Last week Michael Chan, who is currently a municipal councillor in Greater Toronto region and has standing in the Commission to respond to evidence, fiercely denied allegations of any wrongdoing in Han Dong’s 2019 nomination, while acknowledging he encouraged Dong to run for Parliament and appeared at Dong’s nomination campaign launch in 2019.

The Commission has also heard that CSIS director David Vigneault took the rare step of twice “recalling” and revising CSIS’s intelligence reports on suspected Chinese interference in Han Dong’s riding.

The first time in October 2019, Vigneault agreed to change the CSIS assessment that a “politically-connected Canadian” had compromised the 2019 election after having an impact in the Don Valley North nomination campaign.

Vigneault redrafted this intelligence after discussing the matter with Trudeau’s then national security advisor in October 2019.

Next, in early 2023, after meeting with Prime Minister Trudeau and his top aides and security officials regarding Han Dong intelligence leaks and media reporting, Vigneault recalled and revised aspects of the 2019 Han Dong intelligence reporting again.

Documents and testimony for the Commission indicated Vigneault made changes at the direction of Trudeau’s then-national security advisor Jody Thomas, and specifically on aspects that Trudeau’s senior political aides believed needed to be corrected.

Trudeau was asked about this meeting on Wednesday but not asked about the specific changes to Han Dong intelligence that followed.

Without giving further context, Trudeau indicated that his team established in this 2023 meeting with Vigneault, that CSIS intelligence that placed him at a June 2019 meeting, was proved to be unreliable.

No further information on what this alleged June 2019 meeting related to, has been heard by the Commission.
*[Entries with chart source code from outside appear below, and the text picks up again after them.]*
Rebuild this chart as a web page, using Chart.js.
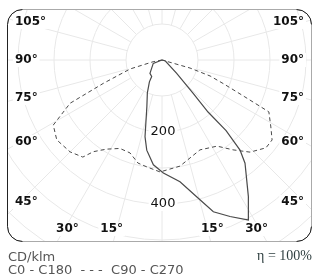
<!DOCTYPE html>
<html>
<head>
<meta charset="utf-8">
<script src="https://cdn.jsdelivr.net/npm/chart.js@4.4.0/dist/chart.umd.min.js"></script>
<style>
body { margin: 0; background: #fff; }
#wrap { position: relative; width: 314px; height: 274px; overflow: hidden; }
#polar { position: absolute; left: 0; top: 0; }
.note { position: absolute; left: 8px; font-family: "DejaVu Sans"; font-size: 13px; color: #555; white-space: pre; line-height: 15px; }
#eta { position: absolute; right: 2px; top: 248px; font-family: "Liberation Serif"; font-size: 14px; color: #2f3f40; line-height: 15px; }
</style>
</head>
<body>
<div id="wrap">
	<canvas id="polar" width="314" height="274"></canvas>
	<div class="note" style="top:249px">CD/klm</div>
	<div class="note" style="top:262px">C0 - C180  - - -  C90 - C270</div>
	<div id="eta">η = 100%</div>
</div>

<script>
// ANGLE / RING LABELS
const angleLabels = [15, 30, 45, 60, 75, 90, 105];
const ringLabels = [200, 400];
const ringStep = 100;

// C0 - C180 plane (gamma in deg, negative = C180 side), cd/klm
const solidGamma = [-90, -69, -42, -32, -30, -24, -18, -12.5, -9.6, -4.7, 0.7, 8.4, 14.2, 18.7, 23.5, 28.5, 32.3, 38.8, 40.9, 42.2, 41.5, 43, 47.9, 77, 90];
const solidCd    = [0,   26,  50,  54,  70,  100, 136, 218,   254,  292,  314, 342, 392,  445,  474,  506,  449,  368,  331,  265,  193,  127, 55,  9,  0];

// C90 - C270 plane (negative = C270 side)
const dashGamma = [-90, -79, -74.3, -68.3, -64.8, -59.1, -52.8, -45, -39.2, -36.8, -32, -25.4, -19, -13.1, -8, -1, 9.6, 22.9, 32.6, 38.3, 43.7, 49.8, 54, 58.4, 64.1, 66, 68.8, 71.6, 74, 90];
const dashCd    = [0,   25,  92,    175,   282,   352,   367,   361, 348,   318,   292, 272,   273, 294,   300, 311, 299, 271,  284,  318,  354,  378,  378, 355, 330,  252, 185,  141,  81, 0];

// layout of the diagram (pixels)
const centerX = 162, centerY = 60, pxPerCd = 0.36;
const W = 314, H = 274;


function toXY(gammas, values) {
	return gammas.map((g, i) => ({
		x: values[i] * Math.sin(g * Math.PI / 180),
		y: -values[i] * Math.cos(g * Math.PI / 180),
	}));
}

function framePath(ctx) {
	const l = 7.5, t = 9.5, r = 311.5, b = 241.5, rad = 15;
	ctx.beginPath();
	ctx.moveTo(l + rad, t);
	ctx.lineTo(r - rad, t);
	ctx.arcTo(r, t, r, t + rad, rad);
	ctx.lineTo(r, b - rad);
	ctx.arcTo(r, b, r - rad, b, rad);
	ctx.lineTo(l + rad, b);
	ctx.arcTo(l, b, l, b - rad, rad);
	ctx.lineTo(l, t + rad);
	ctx.arcTo(l, t, l + rad, t, rad);
	ctx.closePath();
}

function label(ctx, text, x, y, align) {
	const w = ctx.measureText(text).width;
	let left = x - w / 2;
	if (align === "left") left = x;
	if (align === "right") left = x - w;
	ctx.fillStyle = "#fff";
	ctx.fillRect(left - 2, y - 7, w + 4, 14);
	ctx.fillStyle = "#111";
	ctx.textAlign = "left";
	ctx.textBaseline = "middle";
	ctx.fillText(text, left, y);
}

const polarGrid = {
	id: "polarGrid",
	beforeDatasetsDraw(chart) {
		const { ctx, scales: { x, y } } = chart;
		const cx = x.getPixelForValue(0), cy = y.getPixelForValue(0);
		const k = (x.getPixelForValue(ringStep) - cx) / ringStep;

		ctx.save();
		framePath(ctx);
		ctx.clip();
		ctx.strokeStyle = "#e8e8e8";
		ctx.lineWidth = 1;
		for (let r = ringStep; r <= 900; r += ringStep) {
			ctx.beginPath();
			ctx.arc(cx, cy, r * k, 0, Math.PI * 2);
			ctx.stroke();
		}
		for (let a = 0; a < 360; a += 15) {
			const s = Math.sin(a * Math.PI / 180), c = Math.cos(a * Math.PI / 180);
			ctx.beginPath();
			ctx.moveTo(cx + s * ringStep * k, cy + c * ringStep * k);
			ctx.lineTo(cx + s * 1000 * k, cy + c * 1000 * k);
			ctx.stroke();
		}
		ctx.restore();

		// frame: dark sides, grey top / bottom
		ctx.save();
		ctx.lineWidth = 1;
		ctx.strokeStyle = "#aaa";
		framePath(ctx);
		ctx.stroke();
		ctx.strokeStyle = "#222";
		ctx.beginPath();
		ctx.moveTo(22.5, 9.5); ctx.arcTo(7.5, 9.5, 7.5, 24.5, 15);
		ctx.lineTo(7.5, 226.5); ctx.arcTo(7.5, 241.5, 22.5, 241.5, 15);
		ctx.moveTo(296.5, 9.5); ctx.arcTo(311.5, 9.5, 311.5, 24.5, 15);
		ctx.moveTo(311.5, 226.5); ctx.arcTo(311.5, 241.5, 296.5, 241.5, 15);
		ctx.stroke();

		// angle labels
		ctx.font = "bold 12px 'DejaVu Sans'";
		for (const a of angleLabels) {
			const rad = a * Math.PI / 180;
			if (a >= 45) {
				const ly = cy + 142 * Math.cos(rad) / Math.sin(rad);
				label(ctx, a + "°", 15, ly, "left");
				label(ctx, a + "°", 304, ly, "right");
			} else {
				const dx = 169 * Math.tan(rad) + (a === 15 ? 5 : -3);
				label(ctx, a + "°", cx - dx, 229, "center");
				label(ctx, a + "°", cx + dx, 229, "center");
			}
		}

		// ring labels
		ctx.font = "13px 'DejaVu Sans'";
		for (const v of ringLabels) {
			label(ctx, String(v), cx + 1, cy + v * k, "center");
		}
		ctx.restore();
	},
};

new Chart(document.getElementById("polar"), {
	type: "scatter",
	data: {
		datasets: [
			{
				data: toXY(solidGamma, solidCd),
				showLine: true,
				pointRadius: 0,
				borderColor: "#4a4a4a",
				borderWidth: 1.2,
				tension: 0,
			},
			{
				data: toXY(dashGamma, dashCd),
				showLine: true,
				pointRadius: 0,
				borderColor: "#4a4a4a",
				borderWidth: 1,
				borderDash: [4, 3],
				tension: 0,
			},
		],
	},
	options: {
		responsive: false,
		animation: false,
		layout: { padding: 0 },
		plugins: {
			legend: { display: false },
			tooltip: { enabled: false },
		},
		scales: {
			x: { display: false, min: -centerX / pxPerCd, max: (W - centerX) / pxPerCd },
			y: { display: false, min: -(H - centerY) / pxPerCd, max: centerY / pxPerCd },
		},
	},
	plugins: [polarGrid],
});
</script>
</body>
</html>
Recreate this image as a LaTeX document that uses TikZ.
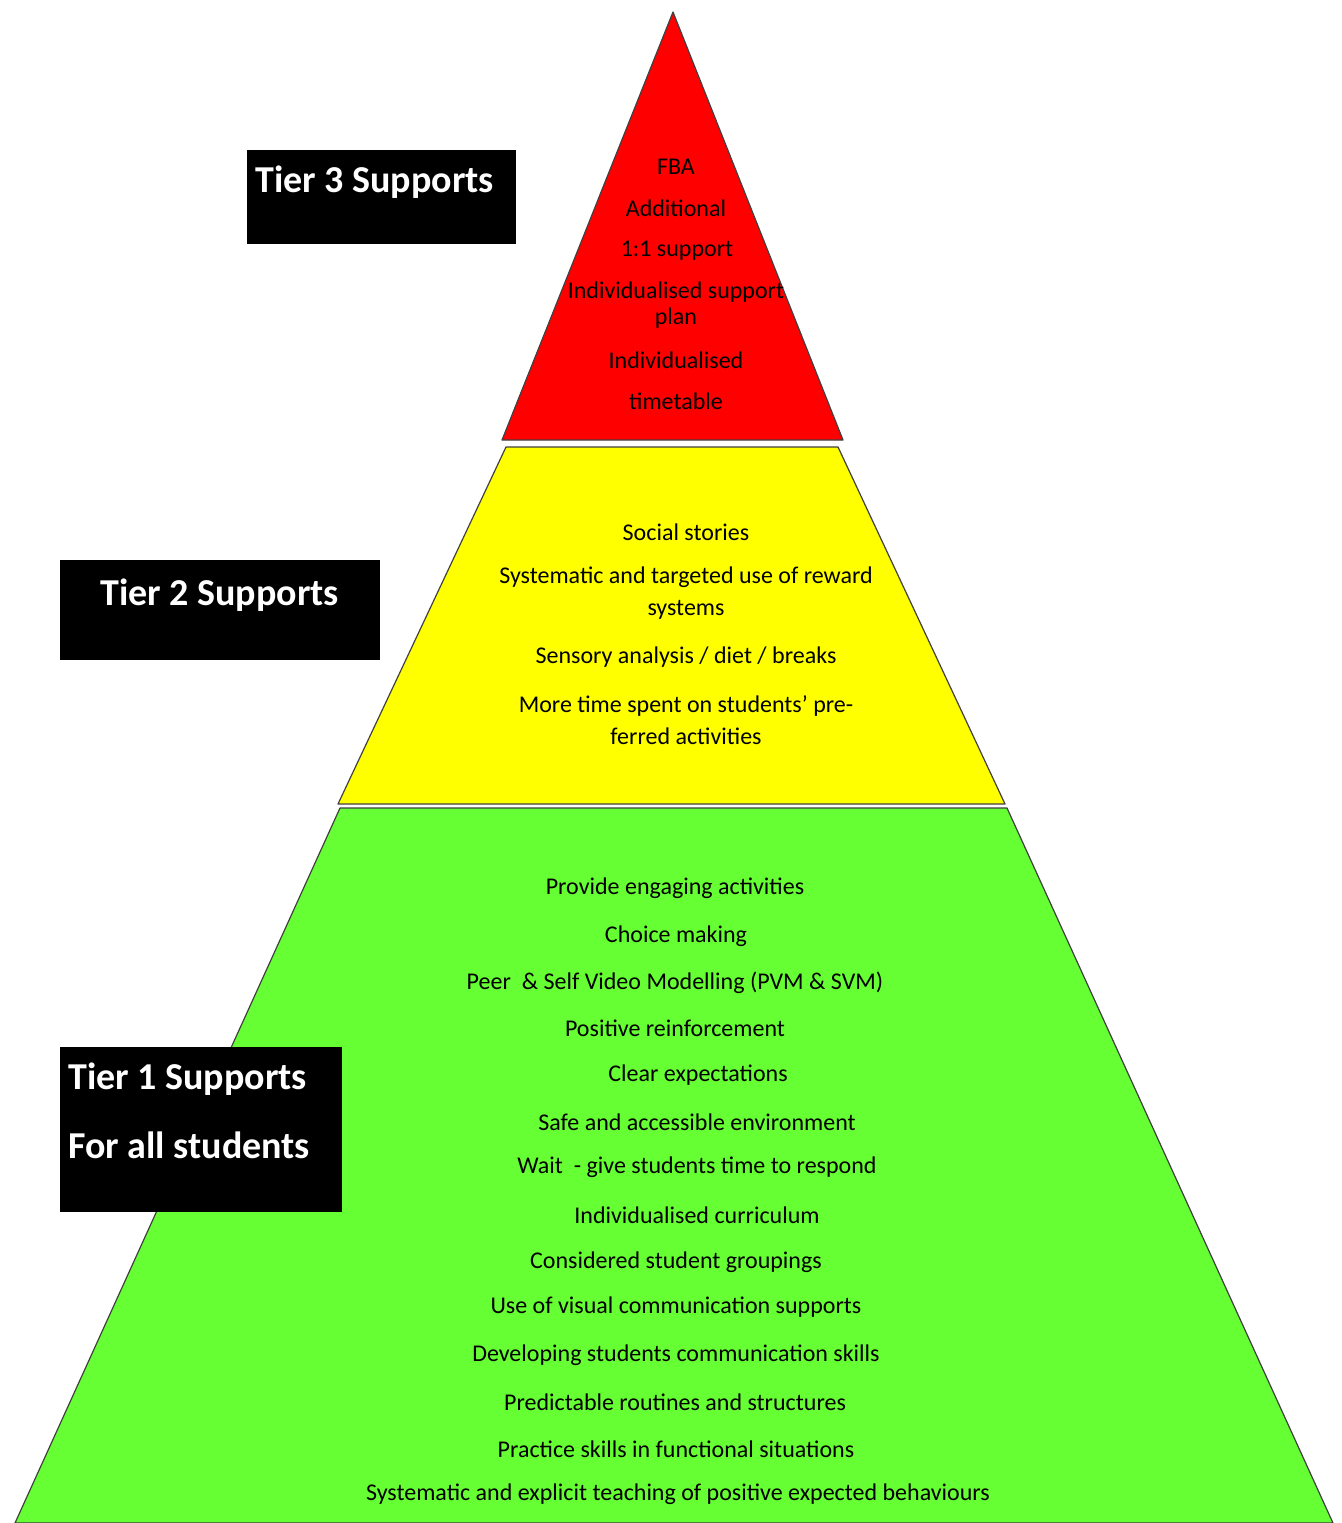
\documentclass[tikz,border=0pt]{standalone}
\usepackage{fontspec}
\setmainfont{Carlito}
\definecolor{tierred}{RGB}{255,0,0}
\definecolor{tieryellow}{RGB}{255,255,0}
\definecolor{tiergreen}{RGB}{102,255,51}
\begin{document}
\begin{tikzpicture}
  [x=1pt,y=-1pt,
   every node/.style={inner sep=0pt},
   item/.style={font=\fontsize{24}{26}\selectfont,align=center},
   item2/.style={font=\fontsize{24}{32}\selectfont,align=center},
   tierbox/.style={fill=black,anchor=north west},
   tierlabel/.style={text=white,anchor=west,font=\fontsize{38}{40}\selectfont\bfseries},
   tier/.style={draw=black!75,line width=1.2pt,line join=round}]
  \useasboundingbox (0,0) rectangle (1341,1523);
  \filldraw[tier,fill=tierred] (673,12) -- (843,440) -- (502,440) -- cycle;
  \filldraw[tier,fill=tieryellow] (506,447) -- (838,447) -- (1005,804) -- (338,804) -- cycle;
  \filldraw[tier,fill=tiergreen] (340,808) -- (1007,808) -- (1333,1523) -- (15,1523) -- cycle;
  \node[tierbox,minimum width=269pt,minimum height=94pt] (box3) at (247,150) {};
  \node[tierbox,minimum width=320pt,minimum height=100pt] (box2) at (60,560) {};
  \node[tierbox,minimum width=282pt,minimum height=165pt] (box1) at (60,1047) {};
  \node[tierlabel] (tier3) at (255,182) {Tier 3 Supports};
  \node[tierlabel] (tier2) at (100,595) {Tier 2 Supports};
  \node[tierlabel] (tier1) at (68,1079) {Tier 1 Supports};
  \node[tierlabel] (all) at (68,1145) {For all students};
  \node[item] (fba) at (676,167) {FBA};
  \node[item] (additional) at (676,208) {Additional};
  \node[item] (oneone) at (677,251) {1:1 support};
  \node[item] (plan) at (676,305) {Individualised support\\plan};
  \node[item] (indiv) at (676,360) {Individualised};
  \node[item] (timetable) at (676,401) {timetable};
  \node[item] (social) at (686,532) {Social stories};
  \node[item2] (reward) at (686,593) {Systematic and targeted use of reward\\systems};
  \node[item] (sensory) at (686,657) {Sensory analysis / diet / breaks};
  \node[item2] (preferred) at (686,720) {More time spent on students' pre-\\ferred activities};
  \node[item] (engaging) at (675,888) {Provide engaging activities};
  \node[item] (choice) at (676,936) {Choice making};
  \node[item] (video) at (675,983) {Peer\ \ \& Self Video Modelling (PVM \& SVM)};
  \node[item] (positive) at (675,1028) {Positive reinforcement};
  \node[item] (clear) at (698,1075) {Clear expectations};
  \node[item] (safe) at (697,1122) {Safe and accessible environment};
  \node[item] (wait) at (697,1167) {Wait\ \ - give students time to respond};
  \node[item] (curriculum) at (697,1215) {Individualised curriculum};
  \node[item] (groupings) at (676,1262) {Considered student groupings};
  \node[item] (visual) at (676,1307) {Use of visual communication supports};
  \node[item] (communication) at (676,1355) {Developing students communication skills};
  \node[item] (routines) at (675,1402) {Predictable routines and structures};
  \node[item] (practice) at (676,1449) {Practice skills in functional situations};
  \node[item] (teaching) at (678,1494) {Systematic and explicit teaching of positive expected behaviours};
\end{tikzpicture}
\end{document}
Meanwhile, Trudeau’s ministers Dominic LeBlanc and Karina Gould were also questioned on their briefings regarding Dong’s nomination in 2019 and Chinese election interference in 2019 and 2021.

A Conservative Party lawyer pressed Gould on her testimony that both elections were “free and fair.”

“By my count you received seven briefings on foreign election interference,” the Conservative Party lawyer told Gould. “Are you suggesting as a result of those seven briefings you weren’t convinced any foreign interference had taken place in Canadian election processes?”

Gould maintained she didn’t believe either election was impacted, adding “I would just say, the briefings would be [about] a variety of actors.”

The Conservative Party lawyer noted the heading for the document listing Gould’s seven briefs says “CSIS briefings on PRC Foreign Interference in the 2019 and 2021 General Elections.”

“Ok, I didn’t see that,” Gould answered.

Public Safety Minister Dominic LeBlanc was examined on Chinese election interference briefs involving top Trudeau security officials that were provided to LeBlanc in March 2020.

Briefing documents indicated LeBlanc was informed of suspected Chinese interference in the 2019 election, including in the Don Valley North riding, and that “China remained interested in supporting candidates who it perceived would benefit China’s overall strategic interests.”

Sanitized documents related to the brief showed he also heard of China’s contact with candidates and staff and funding of “threat actors.”

But when asked by Commission lawyers if he learned of the same information that had been shared with senior Trudeau security officials and election monitors in October 2019, that Chinese officials allegedly covertly transferred about $250,000 into a pro-Beijing network including 11 candidates, LeBlanc demurred.

“So, again, in this case I learned about this when it became public following leaks,” LeBlanc said. “I wouldn’t have been briefed in this level of granularity.”